Fair enough–but Dvorak sure didn’t seem to be asking an open question. He proceeded to say, “This is one of the dumbest initiatives ever but forth by the tech community. I mean seriously dumb. Eye-rolling dumb…” “Creative Commons actually seems to be a dangerous system with almost zero benefits to the public, copyright holders, or those of us who would like a return to a shorter-length copyright law.” Later, he says that Creative Commons “is similar to a license”–much like his published rant is similar to a column. Later? “This is nonsense.”

He goes on and on…and ends, “Will this nonsense ever end?”

Well…someone called him on it, explained how difficult it is to voluntarily reduce your copyright rights (particularly without abandoning them altogether), and so on. And here I quote Donna Wentworth’s October 28 post at Copyfight:

So will Dvorak write another column admitting that he was wrong? Not so fast. Explains Dvorak:
“My column was never wrong, my column was questioning….I was saying ‘I don’t get it, will somebody explain it to me, please?’…Sometimes you’ve got to go public with your bafflement, which I do…”

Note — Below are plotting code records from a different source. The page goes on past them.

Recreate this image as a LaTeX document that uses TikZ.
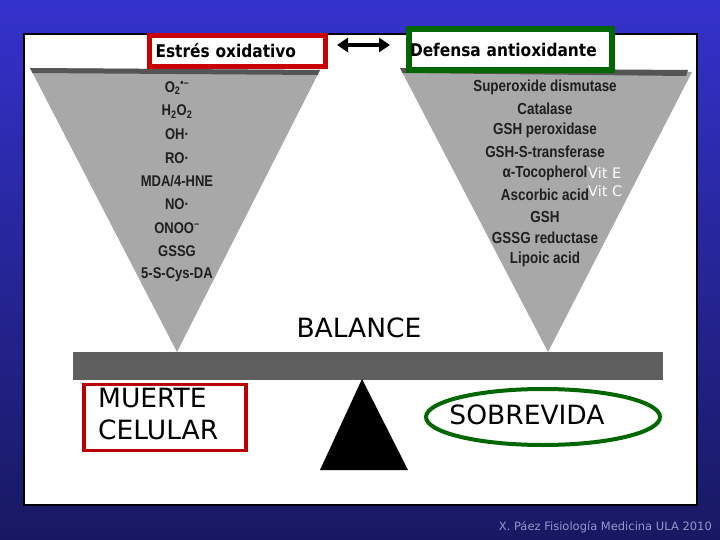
\documentclass[tikz,border=0pt]{standalone}
\usepackage{fontspec}
\setmainfont{Liberation Sans}
\newfontfamily\tahoma[FakeStretch=0.88]{DejaVu Sans}
\newfontfamily\verd{DejaVu Sans}
\newfontfamily\scanfont[FakeStretch=0.84]{Liberation Sans}
\usepackage{xcolor}
\usepackage{tikz}
\usetikzlibrary{arrows.meta, positioning, shapes.geometric}
\definecolor{slidetop}{RGB}{52,50,204}
\definecolor{slidebot}{RGB}{24,24,98}
\definecolor{boxred}{RGB}{200,0,0}
\definecolor{deathred}{RGB}{185,0,0}
\definecolor{boxgreen}{RGB}{0,102,0}
\definecolor{trigray}{RGB}{168,168,168}
\definecolor{bandgray}{RGB}{85,85,85}
\definecolor{beamgray}{RGB}{95,95,95}
\definecolor{footblue}{RGB}{150,150,205}
\tikzset{
  titlebox/.style={draw,fill=white,inner sep=0pt,align=left,font=\tahoma\bfseries\fontsize{17.5}{17.5}\selectfont},
  itemtxt/.style={inner sep=0pt,text=black!88,font=\scanfont\bfseries\fontsize{15.5}{15.5}\selectfont},
  vittxt/.style={anchor=west,inner sep=0pt,text=white,font=\verd\fontsize{14.5}{14.5}\selectfont},
  bigword/.style={inner sep=0pt,text=black,font=\verd\fontsize{26.5}{32}\selectfont},
  deathbox/.style={draw=deathred,line width=3.3pt,minimum width=162pt,minimum height=66pt,inner sep=0pt},
  survring/.style={ellipse,draw=boxgreen,line width=4pt,minimum width=234pt,minimum height=56pt,inner sep=0pt},
  dblarrow/.style={{Triangle[length=11pt,width=14pt]}-{Triangle[length=11pt,width=14pt]},line width=4pt},
}

\begin{document}
\begin{tikzpicture}[x=1pt,y=-1pt]
  \useasboundingbox (0,0) rectangle (720,540);
  \shade[top color=slidetop,bottom color=slidebot] (0,0) rectangle (720,540);
  \draw[fill=white,line width=1.2pt] (24,34) rectangle (697,505);

  % the two cones
  \fill[trigray] (30,68) -- (320,70) -- (177,352) -- cycle;
  \fill[bandgray] (30,68) -- (320,70) -- (317.5,75) -- (32.6,73) -- cycle;
  \fill[trigray] (400,68) -- (692,72) -- (548,352) -- cycle;
  \fill[bandgray] (400,68) -- (688,70) -- (686,76) -- (402.6,73) -- cycle;

  % scale
  \fill[beamgray] (73,352) rectangle (663,380);
  \fill[black] (362,379) -- (408,470) -- (320,470) -- cycle;

  \node[titlebox,draw=boxred,line width=5pt,text width=164pt,inner xsep=6pt,minimum height=31pt] (estres) at (237.5,51) {Estrés oxidativo};
  \node[titlebox,draw=boxgreen,line width=6pt,text width=201pt,inner xsep=1pt,minimum height=41pt] (defensa) at (510.5,49.5) {Defensa antioxidante};
  \coordinate (arrL) at (337,45);
  \coordinate (arrR) at (390,45);
  \draw[dblarrow] (arrL) -- (arrR);

  \foreach \txt [count=\i from 0] in {{O\textsubscript{2}\textsuperscript{•–}},{H\textsubscript{2}O\textsubscript{2}},{OH·},{RO·},{MDA/4-HNE},{NO·},{ONOO\textsuperscript{–}},{GSSG},{5-S-Cys-DA}}
    \node[itemtxt] (ros\i) at (177,88+23.3*\i) {\txt};
  \foreach \txt [count=\i from 0] in {Superoxide dismutase,Catalase,GSH peroxidase,GSH-S-transferase,α-Tocopherol,Ascorbic acid,GSH,GSSG reductase,Lipoic acid}
    \node[itemtxt,font=\scanfont\bfseries\fontsize{16}{16}\selectfont] (aox\i) at (545,87+21.6*\i) {\txt};
  \node[vittxt] (vite) at (588,172.5) {Vit E};
  \node[vittxt] (vitc) at (588,191.5) {Vit C};

  \node[bigword] (balance) at (359,327.5) {BALANCE};
  \node[deathbox] (muertebox) at (165,417.5) {};
  \node[bigword,anchor=west,align=left] (muerte) at (98,414) {MUERTE\\CELULAR};
  \node[survring] (ring) at (543,417) {};
  \node[bigword] (sobre) at (527,414.5) {SOBREVIDA};

  \node[anchor=east,inner sep=0pt,text=footblue,font=\verd\fontsize{11.5}{11.5}\selectfont] (credit) at (712,527) {X. Páez Fisiología Medicina ULA 2010};
\end{tikzpicture}
\end{document}
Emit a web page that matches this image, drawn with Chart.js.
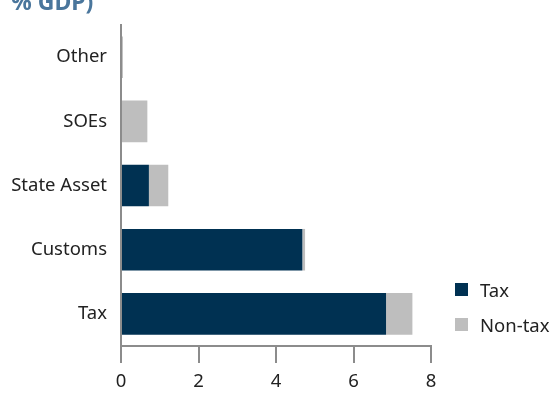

Isn’t that wonderful? You can attack something outright, call it nosense, belittle it, and so on–and as long as you include at least one question somewhere–“What is this all about anyway?” should do as an all-purpose question–you never have to admit you’re wrong. You were “questioning.”

Right. Before, I was beginning to regard Dvorak as frequently nonsensical and getting tired. Now, I regard him as a hypocritical jerk, too full of himself and his bafflegab to even admit that he was flat-out wrong, damaging Creative Commons to an audience of more than a million people.

2 Responses to “Never being wrong!”

  1. As my father in law says, apparently he’s an idiot. Sometimes my father in law is a poet.